Lavender, an herb with many culinary uses, also makes a stunning addition to borders and perennial gardens, providing sweeping drifts of color from early summer into fall. With its silvery-green foliage, upright flower spikes and compact shrub-like form, lavender is ideal for creating informal hedges. You can also harvest it for fragrant floral arrangements, sachets, and potpourri.
In the garden, lavender makes an excellent companion plant for almost anything from roses to cabbage. It is one of those aromatic, gray herbs that deer avoid, making it a great choice as a decoy in your beds.
Choosing lavenders to grow
The type of lavender you grow will depend on personal choice, including flower colour and shape, plus the shade and fragrance of the foliage (some lavenders have silvery grey leaves, while others are more green). However, there are some pointers to be mindful of when choosing which lavender to grow in your garden. Firstly, it’s worth noting that English lavender, Lavandula angustifolia, is more hardy and long-lived than French and Spanish lavenders, Lavandula dentata and Lavandula stoechas. It’s thought that English lavender is also more attractive to bees than French or Spanish lavender.
Traditional English lavender varieties include ‘Hidcote’ and ‘Munstead’. These are undeniably lovely and rightly popular, but have you considered intermediate lavenders? Sometimes called ‘lavendins’, these hybrid lavenders have Lavandula angustifolia and Lavandula latifolia as their parents. Lavendin lavenders are more robust than other lavenders and therefore more tolerant of wetter soils and colder winters. They’re larger in habit than English lavenders and flower for a longer period, providing more flowers for you to enjoy and more pollen and nectar for bees. Popular hybrid lavenders, or lavendins, include Lavandula x intermedia ‘Edelweiss’ and Lavandula x intermedia ‘Grosso’.
How to Plant Lavender
As with most plants, your success in growing lavender will depend both on what kind of growing conditions you can provide and which varieties you select to grow. Lavender plants will tolerate many growing conditions, but they thrive in warm, well-draining alkaline soil, and full sun.
Most lavenders are labeled hardy in USDA zones 5 through 9, but this is not a plant that is dependable enough to plant as a hedge. Realistically, you can expect plants to do well when the weather cooperates, but be prepared to experience the occasional loss of a plant or two after a severe winter or a wet, humid summer.
Even if you do everything right and your lavender plants appear happy, the genus is generally not long-lived and most lavender plants begin to decline in 10 years or less. Keep starting new plants to ensure you have a bountiful harvest for years to come.
How to Care For Lavender
Water once or twice a week after planting until plants are established. Water mature plants every two to three weeks until buds form, then once or twice weekly until harvest.
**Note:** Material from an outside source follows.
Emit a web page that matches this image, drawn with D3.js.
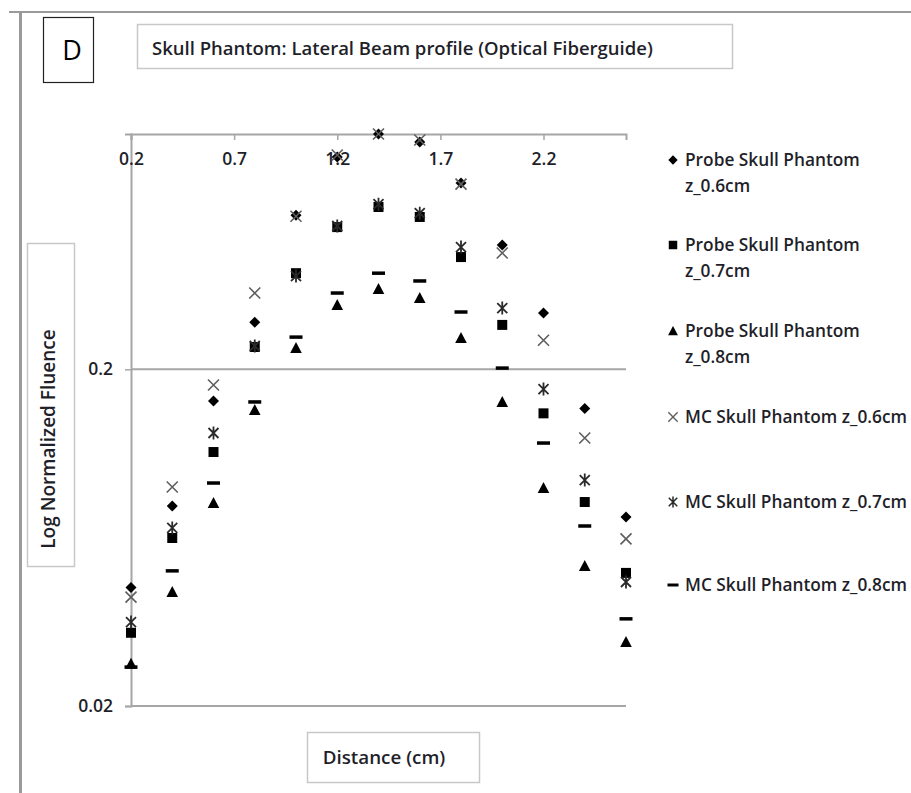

In colder growing areas, plants may need extra winter protection. Cover the plants with a winter mulch of evergreen boughs or straw, which will insulate from freezing winds and temperatures.
Another option for cold areas is to grow lavender in a pot, keeping it outdoors in the summer and indoors in winter. While indoors, place the pot in a south-facing window with as much light as possible. Water sparingly, as the plant will be dormant at this time.
Pruning Lavender
In warm climates: all pruning can be carried out in the autumn.
In cooler climate: Prune established plants in the spring when green leaves start to emerge from the base of the plant. Remove approximately one third of the top to keep. the plant from becoming leggy and bare at the base. It’s important not to cut back into old wood however, as it won’t regrow from this. Leave the foliage over the winter to protect new growth from frosts,
Also, the flowering stems can be harvested while in bloom or snipped off after the flowers fade to keep the plant tidy.